■ Written request
Drop the pictures and give back word for word the lines from the line holding "Recreate this image" to the line holding "const RY = 128;", both included.

[Figure scripts]
# # # #
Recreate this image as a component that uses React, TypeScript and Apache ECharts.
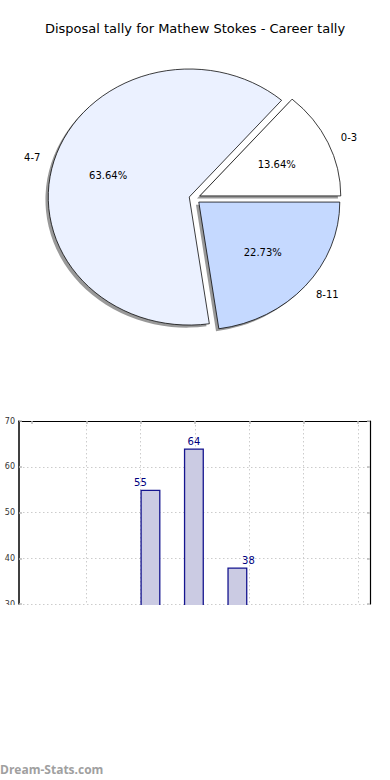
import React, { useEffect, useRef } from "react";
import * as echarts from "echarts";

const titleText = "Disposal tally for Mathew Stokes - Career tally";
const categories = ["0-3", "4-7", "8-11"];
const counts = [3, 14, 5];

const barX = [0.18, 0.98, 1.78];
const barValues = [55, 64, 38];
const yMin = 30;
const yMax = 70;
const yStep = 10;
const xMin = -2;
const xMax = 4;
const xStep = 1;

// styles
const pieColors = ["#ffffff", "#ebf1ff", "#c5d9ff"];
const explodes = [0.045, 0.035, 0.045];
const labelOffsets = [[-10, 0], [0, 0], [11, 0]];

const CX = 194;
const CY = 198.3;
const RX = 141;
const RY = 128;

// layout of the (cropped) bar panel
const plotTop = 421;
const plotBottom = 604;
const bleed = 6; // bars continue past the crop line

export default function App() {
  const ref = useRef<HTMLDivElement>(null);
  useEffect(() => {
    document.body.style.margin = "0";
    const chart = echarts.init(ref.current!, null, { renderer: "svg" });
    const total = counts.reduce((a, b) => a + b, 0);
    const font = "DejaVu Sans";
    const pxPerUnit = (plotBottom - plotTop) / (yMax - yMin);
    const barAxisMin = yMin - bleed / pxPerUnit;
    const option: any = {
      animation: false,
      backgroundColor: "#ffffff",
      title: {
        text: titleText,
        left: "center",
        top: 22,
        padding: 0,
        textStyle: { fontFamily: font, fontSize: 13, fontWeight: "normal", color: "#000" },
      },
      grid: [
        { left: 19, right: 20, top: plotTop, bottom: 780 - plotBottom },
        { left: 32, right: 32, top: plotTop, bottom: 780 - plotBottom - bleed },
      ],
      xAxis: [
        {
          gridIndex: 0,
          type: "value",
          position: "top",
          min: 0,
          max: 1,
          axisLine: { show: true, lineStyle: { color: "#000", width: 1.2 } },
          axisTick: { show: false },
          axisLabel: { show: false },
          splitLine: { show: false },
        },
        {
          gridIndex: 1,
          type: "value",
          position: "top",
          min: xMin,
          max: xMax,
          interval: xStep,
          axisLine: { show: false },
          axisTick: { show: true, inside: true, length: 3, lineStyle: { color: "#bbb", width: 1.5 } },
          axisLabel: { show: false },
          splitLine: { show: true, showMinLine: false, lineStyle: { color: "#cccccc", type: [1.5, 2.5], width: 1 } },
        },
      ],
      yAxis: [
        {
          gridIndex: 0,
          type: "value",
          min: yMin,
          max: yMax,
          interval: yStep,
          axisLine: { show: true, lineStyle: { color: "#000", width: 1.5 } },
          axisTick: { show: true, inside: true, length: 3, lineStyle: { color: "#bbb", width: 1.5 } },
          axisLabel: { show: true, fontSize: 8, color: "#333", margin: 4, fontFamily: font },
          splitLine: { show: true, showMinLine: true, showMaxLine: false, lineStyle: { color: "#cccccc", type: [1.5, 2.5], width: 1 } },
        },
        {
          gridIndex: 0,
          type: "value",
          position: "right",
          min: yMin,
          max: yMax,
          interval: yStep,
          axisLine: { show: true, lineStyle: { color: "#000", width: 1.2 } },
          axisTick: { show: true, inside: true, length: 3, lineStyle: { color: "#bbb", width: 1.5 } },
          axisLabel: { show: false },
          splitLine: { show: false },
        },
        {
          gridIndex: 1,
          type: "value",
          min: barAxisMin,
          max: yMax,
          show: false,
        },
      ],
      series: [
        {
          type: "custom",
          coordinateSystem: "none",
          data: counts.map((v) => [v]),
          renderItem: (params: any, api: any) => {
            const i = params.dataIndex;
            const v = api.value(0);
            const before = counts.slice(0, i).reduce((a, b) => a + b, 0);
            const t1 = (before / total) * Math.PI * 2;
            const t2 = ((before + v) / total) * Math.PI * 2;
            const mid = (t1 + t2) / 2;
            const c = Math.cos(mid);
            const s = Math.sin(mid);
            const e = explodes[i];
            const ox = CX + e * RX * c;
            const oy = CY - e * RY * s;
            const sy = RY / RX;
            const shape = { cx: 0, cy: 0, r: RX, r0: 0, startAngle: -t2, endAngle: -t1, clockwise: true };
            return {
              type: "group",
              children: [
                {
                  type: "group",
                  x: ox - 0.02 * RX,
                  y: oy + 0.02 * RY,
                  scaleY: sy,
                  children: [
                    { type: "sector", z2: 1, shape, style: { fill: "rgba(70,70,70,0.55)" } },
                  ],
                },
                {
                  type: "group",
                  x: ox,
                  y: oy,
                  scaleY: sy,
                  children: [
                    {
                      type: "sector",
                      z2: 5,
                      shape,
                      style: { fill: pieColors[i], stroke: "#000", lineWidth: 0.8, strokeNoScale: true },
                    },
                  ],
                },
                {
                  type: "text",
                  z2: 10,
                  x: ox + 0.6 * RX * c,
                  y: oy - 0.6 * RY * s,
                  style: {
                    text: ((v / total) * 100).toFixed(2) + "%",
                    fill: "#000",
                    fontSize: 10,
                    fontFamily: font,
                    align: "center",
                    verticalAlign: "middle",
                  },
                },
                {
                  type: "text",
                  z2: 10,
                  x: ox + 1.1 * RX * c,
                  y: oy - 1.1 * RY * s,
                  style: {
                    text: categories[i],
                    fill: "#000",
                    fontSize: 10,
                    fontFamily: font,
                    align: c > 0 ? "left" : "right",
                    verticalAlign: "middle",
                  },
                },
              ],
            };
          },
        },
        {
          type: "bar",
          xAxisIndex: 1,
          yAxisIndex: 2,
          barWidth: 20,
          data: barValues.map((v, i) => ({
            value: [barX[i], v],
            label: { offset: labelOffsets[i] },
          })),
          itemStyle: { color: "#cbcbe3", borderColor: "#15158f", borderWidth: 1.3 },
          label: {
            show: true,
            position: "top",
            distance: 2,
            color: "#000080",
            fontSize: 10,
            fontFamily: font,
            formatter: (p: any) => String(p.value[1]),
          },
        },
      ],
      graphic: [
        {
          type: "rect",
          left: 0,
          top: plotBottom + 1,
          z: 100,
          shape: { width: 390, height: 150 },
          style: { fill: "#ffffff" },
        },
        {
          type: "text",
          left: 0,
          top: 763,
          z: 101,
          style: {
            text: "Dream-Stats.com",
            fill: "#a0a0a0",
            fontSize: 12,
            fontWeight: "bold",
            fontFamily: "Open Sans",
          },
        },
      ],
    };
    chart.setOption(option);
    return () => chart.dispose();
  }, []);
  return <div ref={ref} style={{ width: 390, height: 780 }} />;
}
# # # #
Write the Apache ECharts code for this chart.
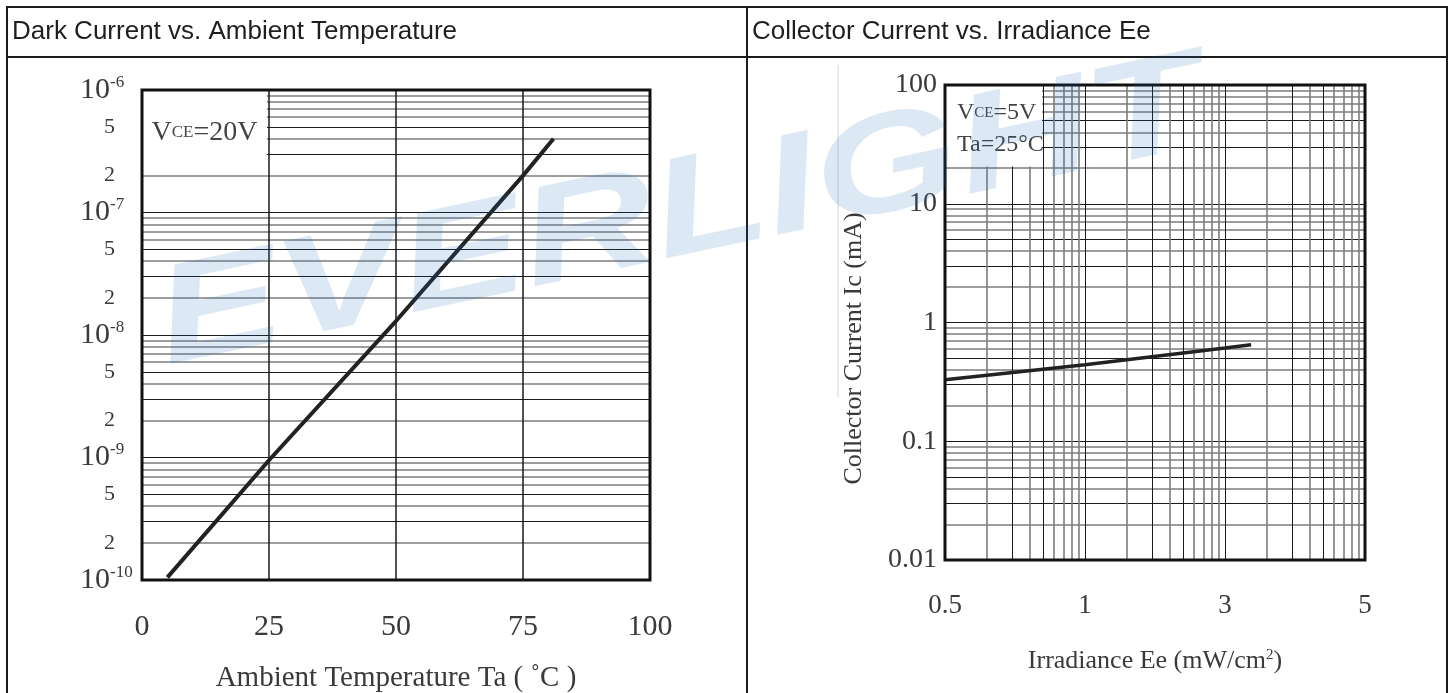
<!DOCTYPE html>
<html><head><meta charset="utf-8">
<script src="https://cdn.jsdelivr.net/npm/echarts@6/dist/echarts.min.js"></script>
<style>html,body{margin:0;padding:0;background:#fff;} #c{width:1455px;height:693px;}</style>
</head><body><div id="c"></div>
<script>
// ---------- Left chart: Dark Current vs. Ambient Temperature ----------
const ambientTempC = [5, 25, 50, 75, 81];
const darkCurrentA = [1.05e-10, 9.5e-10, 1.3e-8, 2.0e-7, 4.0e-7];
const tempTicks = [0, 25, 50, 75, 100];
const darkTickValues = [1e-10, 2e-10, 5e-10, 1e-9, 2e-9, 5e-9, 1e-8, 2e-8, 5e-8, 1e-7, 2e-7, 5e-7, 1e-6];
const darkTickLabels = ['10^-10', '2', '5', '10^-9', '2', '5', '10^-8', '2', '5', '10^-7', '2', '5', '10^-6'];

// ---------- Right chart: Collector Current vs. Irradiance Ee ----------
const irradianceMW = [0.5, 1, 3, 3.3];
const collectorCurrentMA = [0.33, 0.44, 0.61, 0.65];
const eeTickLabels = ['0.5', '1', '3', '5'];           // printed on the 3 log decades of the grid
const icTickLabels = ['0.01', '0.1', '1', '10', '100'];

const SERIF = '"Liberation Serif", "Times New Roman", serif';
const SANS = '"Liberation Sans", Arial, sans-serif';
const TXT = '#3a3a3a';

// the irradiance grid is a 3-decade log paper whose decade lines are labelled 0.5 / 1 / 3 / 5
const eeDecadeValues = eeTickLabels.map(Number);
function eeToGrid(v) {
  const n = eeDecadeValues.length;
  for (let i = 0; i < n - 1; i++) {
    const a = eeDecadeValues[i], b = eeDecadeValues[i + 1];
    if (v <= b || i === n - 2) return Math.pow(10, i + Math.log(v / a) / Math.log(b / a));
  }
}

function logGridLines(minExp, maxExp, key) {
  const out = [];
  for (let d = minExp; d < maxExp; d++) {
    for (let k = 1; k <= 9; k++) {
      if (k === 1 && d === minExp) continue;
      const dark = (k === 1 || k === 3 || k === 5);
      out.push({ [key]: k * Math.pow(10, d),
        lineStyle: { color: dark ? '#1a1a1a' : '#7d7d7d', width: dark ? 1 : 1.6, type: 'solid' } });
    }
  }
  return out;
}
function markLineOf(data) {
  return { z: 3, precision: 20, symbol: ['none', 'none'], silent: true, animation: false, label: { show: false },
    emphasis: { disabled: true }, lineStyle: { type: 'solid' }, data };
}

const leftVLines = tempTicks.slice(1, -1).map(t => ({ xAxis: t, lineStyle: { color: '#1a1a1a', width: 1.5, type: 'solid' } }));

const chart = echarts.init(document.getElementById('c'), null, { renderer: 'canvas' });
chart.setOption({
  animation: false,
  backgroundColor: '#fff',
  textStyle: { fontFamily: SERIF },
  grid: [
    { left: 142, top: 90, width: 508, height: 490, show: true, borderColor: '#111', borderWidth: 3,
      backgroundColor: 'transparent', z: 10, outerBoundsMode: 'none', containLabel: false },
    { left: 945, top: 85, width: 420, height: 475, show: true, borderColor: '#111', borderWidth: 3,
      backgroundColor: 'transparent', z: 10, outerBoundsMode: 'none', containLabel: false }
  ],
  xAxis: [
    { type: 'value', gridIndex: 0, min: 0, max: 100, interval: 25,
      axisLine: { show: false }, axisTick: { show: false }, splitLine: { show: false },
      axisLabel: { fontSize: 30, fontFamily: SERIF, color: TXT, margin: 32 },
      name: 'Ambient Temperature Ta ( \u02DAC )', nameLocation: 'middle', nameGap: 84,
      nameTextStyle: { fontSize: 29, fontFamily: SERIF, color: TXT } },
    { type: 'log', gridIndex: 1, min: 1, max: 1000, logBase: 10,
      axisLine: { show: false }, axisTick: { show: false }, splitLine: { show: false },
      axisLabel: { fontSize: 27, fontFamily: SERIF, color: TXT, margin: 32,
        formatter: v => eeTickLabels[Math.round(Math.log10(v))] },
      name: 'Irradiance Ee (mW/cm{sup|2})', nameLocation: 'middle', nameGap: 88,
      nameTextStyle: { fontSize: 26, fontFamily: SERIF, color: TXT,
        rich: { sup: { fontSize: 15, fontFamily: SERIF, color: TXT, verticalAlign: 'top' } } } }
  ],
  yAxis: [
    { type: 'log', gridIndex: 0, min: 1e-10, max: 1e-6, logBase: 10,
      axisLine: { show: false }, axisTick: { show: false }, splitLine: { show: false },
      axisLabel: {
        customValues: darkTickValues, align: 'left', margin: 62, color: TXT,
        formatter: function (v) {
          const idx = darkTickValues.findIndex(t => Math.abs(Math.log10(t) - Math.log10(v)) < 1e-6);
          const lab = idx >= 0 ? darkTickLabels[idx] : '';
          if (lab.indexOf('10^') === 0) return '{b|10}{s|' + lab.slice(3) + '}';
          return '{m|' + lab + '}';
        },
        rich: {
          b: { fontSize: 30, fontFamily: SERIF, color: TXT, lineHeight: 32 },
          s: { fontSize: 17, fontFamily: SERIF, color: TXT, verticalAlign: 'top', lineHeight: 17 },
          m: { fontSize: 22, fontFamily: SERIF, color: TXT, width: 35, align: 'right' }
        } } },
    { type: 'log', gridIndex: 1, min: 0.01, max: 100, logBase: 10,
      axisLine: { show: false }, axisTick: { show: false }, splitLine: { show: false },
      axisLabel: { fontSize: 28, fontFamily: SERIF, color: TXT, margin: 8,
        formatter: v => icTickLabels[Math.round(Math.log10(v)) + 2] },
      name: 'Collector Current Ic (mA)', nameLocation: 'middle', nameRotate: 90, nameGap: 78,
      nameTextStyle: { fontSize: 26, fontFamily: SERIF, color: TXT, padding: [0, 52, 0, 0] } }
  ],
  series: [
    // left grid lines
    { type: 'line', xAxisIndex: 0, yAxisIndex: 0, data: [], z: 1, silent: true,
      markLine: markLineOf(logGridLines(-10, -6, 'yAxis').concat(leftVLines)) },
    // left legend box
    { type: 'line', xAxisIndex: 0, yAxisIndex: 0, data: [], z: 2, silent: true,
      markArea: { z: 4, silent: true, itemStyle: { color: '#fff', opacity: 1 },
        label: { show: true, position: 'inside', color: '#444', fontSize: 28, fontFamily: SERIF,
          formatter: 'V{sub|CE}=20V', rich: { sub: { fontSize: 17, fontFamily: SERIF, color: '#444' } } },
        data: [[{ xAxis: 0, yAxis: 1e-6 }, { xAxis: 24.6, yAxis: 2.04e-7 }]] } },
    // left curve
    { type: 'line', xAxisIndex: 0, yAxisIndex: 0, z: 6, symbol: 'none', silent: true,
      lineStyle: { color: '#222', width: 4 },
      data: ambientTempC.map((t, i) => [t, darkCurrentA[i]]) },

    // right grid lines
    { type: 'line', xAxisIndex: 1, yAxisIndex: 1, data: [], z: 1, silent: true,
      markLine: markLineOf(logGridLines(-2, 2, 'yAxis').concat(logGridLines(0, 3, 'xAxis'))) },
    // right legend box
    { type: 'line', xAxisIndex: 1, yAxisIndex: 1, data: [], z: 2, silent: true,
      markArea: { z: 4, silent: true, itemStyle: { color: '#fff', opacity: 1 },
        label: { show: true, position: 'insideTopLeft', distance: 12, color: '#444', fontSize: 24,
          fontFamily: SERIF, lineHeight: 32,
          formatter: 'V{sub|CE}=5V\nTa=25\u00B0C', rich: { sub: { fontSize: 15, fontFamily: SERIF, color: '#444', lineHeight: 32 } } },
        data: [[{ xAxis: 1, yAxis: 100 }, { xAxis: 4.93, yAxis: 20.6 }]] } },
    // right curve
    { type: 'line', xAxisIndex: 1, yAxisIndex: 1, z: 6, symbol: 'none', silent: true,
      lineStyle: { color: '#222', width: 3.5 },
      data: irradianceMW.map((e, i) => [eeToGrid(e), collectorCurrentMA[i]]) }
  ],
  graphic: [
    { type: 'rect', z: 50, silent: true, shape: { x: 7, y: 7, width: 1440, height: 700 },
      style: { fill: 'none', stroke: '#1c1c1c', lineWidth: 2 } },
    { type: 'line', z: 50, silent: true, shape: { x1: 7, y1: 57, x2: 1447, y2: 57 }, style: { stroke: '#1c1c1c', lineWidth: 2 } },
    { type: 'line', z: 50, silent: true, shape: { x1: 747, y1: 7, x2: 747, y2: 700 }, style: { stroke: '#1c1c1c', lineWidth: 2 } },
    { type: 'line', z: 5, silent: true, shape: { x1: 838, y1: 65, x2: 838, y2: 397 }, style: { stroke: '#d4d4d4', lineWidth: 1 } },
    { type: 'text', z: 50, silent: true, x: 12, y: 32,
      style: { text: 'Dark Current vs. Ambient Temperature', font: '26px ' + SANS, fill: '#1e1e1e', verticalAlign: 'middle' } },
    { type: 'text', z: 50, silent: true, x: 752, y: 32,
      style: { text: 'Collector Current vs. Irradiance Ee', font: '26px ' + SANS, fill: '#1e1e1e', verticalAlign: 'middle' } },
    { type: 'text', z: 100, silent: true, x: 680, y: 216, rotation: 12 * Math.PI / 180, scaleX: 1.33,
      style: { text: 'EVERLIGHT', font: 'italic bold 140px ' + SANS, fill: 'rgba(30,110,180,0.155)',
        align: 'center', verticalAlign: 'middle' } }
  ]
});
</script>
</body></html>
# # # #
■ Solution below
Recreate this image as a component that uses React, TypeScript and Apache ECharts.
import React, { useEffect, useRef } from "react";
import * as echarts from "echarts";

const titleText = "Disposal tally for Mathew Stokes - Career tally";
const categories = ["0-3", "4-7", "8-11"];
const counts = [3, 14, 5];

const barX = [0.18, 0.98, 1.78];
const barValues = [55, 64, 38];
const yMin = 30;
const yMax = 70;
const yStep = 10;
const xMin = -2;
const xMax = 4;
const xStep = 1;

// styles
const pieColors = ["#ffffff", "#ebf1ff", "#c5d9ff"];
const explodes = [0.045, 0.035, 0.045];
const labelOffsets = [[-10, 0], [0, 0], [11, 0]];

const CX = 194;
const CY = 198.3;
const RX = 141;
const RY = 128;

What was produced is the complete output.